I recently attended a Lit Walk in North Hollywood and absolutely loved it. I was so exhilarated hearing writers tell their stories so openly, candidly and without filters. There was something really relatable about how raw it was. They were sharing their most intimate feelings and personal details without apologies that I was genuinely impressed, moved… and a tad bit jealous.
They wrote and spoke without apology. Their stories ranged from abuse to rape to racism to politics to love to heartbreak. They were extremely personal, full of truth and extremely passionate. I loved that they had the courage to tell stories that were not all about sunshine and rainbows. I loved that they spoke sometimes less than diplomatically yet still respectfully. I loved that they did not apologize for their words. Their words are their feelings, their frustrations, their passions. They are theirs to say and for us to listen or to not listen to. (Ok, I digress before I get all freedom-of-speech on you).
Since this eye-opening night, I have been thinking a lot about the breadth of writers’ boundaries. Some writers are more bold than others. Some are more crass than others. Some are more delicate than others. Perhaps the more unfiltered someone is, the more risk there is for backlash. The thing is though, whether they intentionally or unintentionally ruffle some feathers, I am realizing that is what is so unique to having a creative outlet. People can pick their voice and others can choose to pay it any mind or not.

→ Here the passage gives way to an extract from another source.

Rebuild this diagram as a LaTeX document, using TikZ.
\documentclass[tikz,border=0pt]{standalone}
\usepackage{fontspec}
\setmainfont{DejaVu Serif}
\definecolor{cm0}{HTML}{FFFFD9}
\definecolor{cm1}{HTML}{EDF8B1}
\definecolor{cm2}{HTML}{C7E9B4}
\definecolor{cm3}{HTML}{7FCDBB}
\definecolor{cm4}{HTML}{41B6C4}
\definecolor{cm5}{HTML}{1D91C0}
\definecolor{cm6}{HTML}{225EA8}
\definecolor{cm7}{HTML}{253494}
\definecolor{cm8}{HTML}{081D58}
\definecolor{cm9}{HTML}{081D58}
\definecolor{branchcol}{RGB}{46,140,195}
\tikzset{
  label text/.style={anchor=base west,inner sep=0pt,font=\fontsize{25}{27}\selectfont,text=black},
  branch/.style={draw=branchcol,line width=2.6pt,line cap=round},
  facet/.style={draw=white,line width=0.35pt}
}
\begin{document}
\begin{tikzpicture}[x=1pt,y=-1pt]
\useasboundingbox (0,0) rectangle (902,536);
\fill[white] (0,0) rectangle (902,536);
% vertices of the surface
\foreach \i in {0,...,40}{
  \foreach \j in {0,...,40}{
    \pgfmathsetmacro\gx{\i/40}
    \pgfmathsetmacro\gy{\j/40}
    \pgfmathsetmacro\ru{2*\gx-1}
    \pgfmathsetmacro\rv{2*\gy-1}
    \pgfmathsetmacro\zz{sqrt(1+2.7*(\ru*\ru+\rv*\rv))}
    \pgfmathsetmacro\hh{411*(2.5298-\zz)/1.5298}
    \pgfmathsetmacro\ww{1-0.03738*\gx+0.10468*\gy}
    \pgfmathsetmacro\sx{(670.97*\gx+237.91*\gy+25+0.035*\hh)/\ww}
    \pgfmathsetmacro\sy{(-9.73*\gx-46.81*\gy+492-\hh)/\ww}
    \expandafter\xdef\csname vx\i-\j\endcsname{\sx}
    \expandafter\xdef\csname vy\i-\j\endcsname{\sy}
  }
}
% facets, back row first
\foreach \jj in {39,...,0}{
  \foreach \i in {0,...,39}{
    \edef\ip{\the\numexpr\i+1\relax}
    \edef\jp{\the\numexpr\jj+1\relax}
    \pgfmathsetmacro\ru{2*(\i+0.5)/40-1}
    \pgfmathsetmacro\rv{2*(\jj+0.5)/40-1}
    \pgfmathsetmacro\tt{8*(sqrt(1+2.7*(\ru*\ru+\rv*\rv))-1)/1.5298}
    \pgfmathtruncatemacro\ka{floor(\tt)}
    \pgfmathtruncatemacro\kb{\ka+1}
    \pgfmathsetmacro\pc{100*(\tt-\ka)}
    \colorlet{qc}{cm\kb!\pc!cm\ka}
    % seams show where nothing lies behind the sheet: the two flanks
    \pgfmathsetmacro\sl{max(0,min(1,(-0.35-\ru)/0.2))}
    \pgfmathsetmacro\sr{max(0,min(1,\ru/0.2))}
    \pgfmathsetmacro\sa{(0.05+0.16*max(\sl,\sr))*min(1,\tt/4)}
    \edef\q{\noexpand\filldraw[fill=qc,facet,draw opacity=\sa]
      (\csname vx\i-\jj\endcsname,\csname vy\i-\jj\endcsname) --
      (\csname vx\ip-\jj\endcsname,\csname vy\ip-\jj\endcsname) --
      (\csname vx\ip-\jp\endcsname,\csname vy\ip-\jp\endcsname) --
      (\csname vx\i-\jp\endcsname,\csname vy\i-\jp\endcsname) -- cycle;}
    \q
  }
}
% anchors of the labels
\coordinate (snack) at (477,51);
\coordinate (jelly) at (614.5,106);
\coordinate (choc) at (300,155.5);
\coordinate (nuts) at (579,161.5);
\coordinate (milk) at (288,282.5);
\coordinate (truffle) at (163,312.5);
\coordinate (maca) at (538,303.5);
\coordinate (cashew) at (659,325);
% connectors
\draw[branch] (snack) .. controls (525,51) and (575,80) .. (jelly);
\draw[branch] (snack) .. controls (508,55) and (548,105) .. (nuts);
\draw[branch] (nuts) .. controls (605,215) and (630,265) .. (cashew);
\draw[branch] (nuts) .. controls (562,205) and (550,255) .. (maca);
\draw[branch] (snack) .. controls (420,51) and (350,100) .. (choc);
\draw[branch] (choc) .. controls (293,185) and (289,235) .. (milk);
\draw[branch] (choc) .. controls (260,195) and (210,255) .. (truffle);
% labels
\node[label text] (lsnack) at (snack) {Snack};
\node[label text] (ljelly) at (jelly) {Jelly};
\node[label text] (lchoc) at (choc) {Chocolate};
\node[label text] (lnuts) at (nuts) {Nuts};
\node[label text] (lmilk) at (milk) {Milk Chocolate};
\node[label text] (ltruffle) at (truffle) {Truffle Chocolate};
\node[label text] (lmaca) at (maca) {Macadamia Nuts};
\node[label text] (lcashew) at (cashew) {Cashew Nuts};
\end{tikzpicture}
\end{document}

When I think about life (outside of writing), there are some similarities around boundaries yet some very stark differences. Boundaries. We all have them. They are different from one person to the next. They may baffle us. We may not agree with them. We may be intrigued by them. We may try to change them. I ask though, regardless of what we think about someone else’s boundaries, is it for us to do anything else beyond accepting them?

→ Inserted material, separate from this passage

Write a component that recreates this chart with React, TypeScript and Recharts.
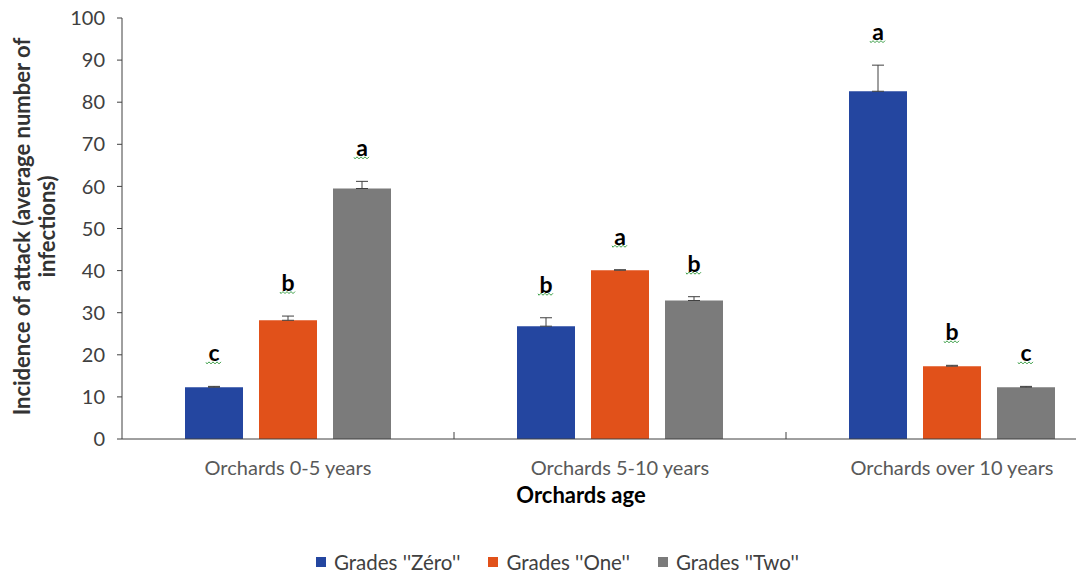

I truly believe boundaries are what keep us thriving. They are almost like rules of engagement which are quite different from creative expression. I have nothing but respect for people who establish and make their boundaries known, whether I agree with them or not. I realize that acceptance means that I may have to tailor what I say or suppress certain sides of me in certain situations. I also recognize that anyone can argue “But you should be who you are at all times.” I think I am who I am at all times, but I pick and choose sides of me at the appropriate times. If I were to be the same person at all times, I would inevitably cross someone else’s boundaries, and personally, I do not want to go through life feeling like I am stepping on people along the way.
There plainly is an element of censorship when it comes to boundaries. It is not to say it is a bad thing, it is to say it’s a juggling act. Being aware of people’s boundaries is a game of sorts that we all play. We learn to understand them and abide by them, not because we are complacent passive people, but because we are taught to treat others with respect and acceptance.
We have emotional, spatial, physical and mental boundaries. Sometimes we may find it uncomfortable to be around someone who has more lax boundaries, or the opposite, much more rigid boundaries. Sometimes we like being around people with such drastically different boundaries as it may even push us out of our comfort zones. When it comes to someone else’s boundaries, ultimately it is for us to accept or walk away.
When it comes to my writing mantra, I try to be as cognizant as I can of the tone. I strive to be creditable without being self- righteous. I strive to be open without being offensive. Being at the Lit Walk did challenge my mantra and thinking, both when it comes to my approach in life and my style of writing. There was something freeing not just in hearing what others were reading, but in the choice I had to go from venue to venue as I pleased. It reminds me of the constant ebbs and flows of friendships and relationships. Often they fade and flourish depending on boundaries. Sometimes I have to analyze my boundaries or those of others. Do they mesh? Do they clash? Do they even matter? Do I need to reevaluate my own from time to time? Absolutely.
I still stand by that boundaries are extremely important to set, but I also recognize that what may work one day may not work the next. Perhaps there is something to be said for being more open, vulnerable and even less filtered. I tend to write “safely”. I have set my own writing boundaries and I do balance that with those boundaries of other people.
I leave you with this… yes, boundaries are important. Actually they are necessary. When though do boundaries get in the way of what could be?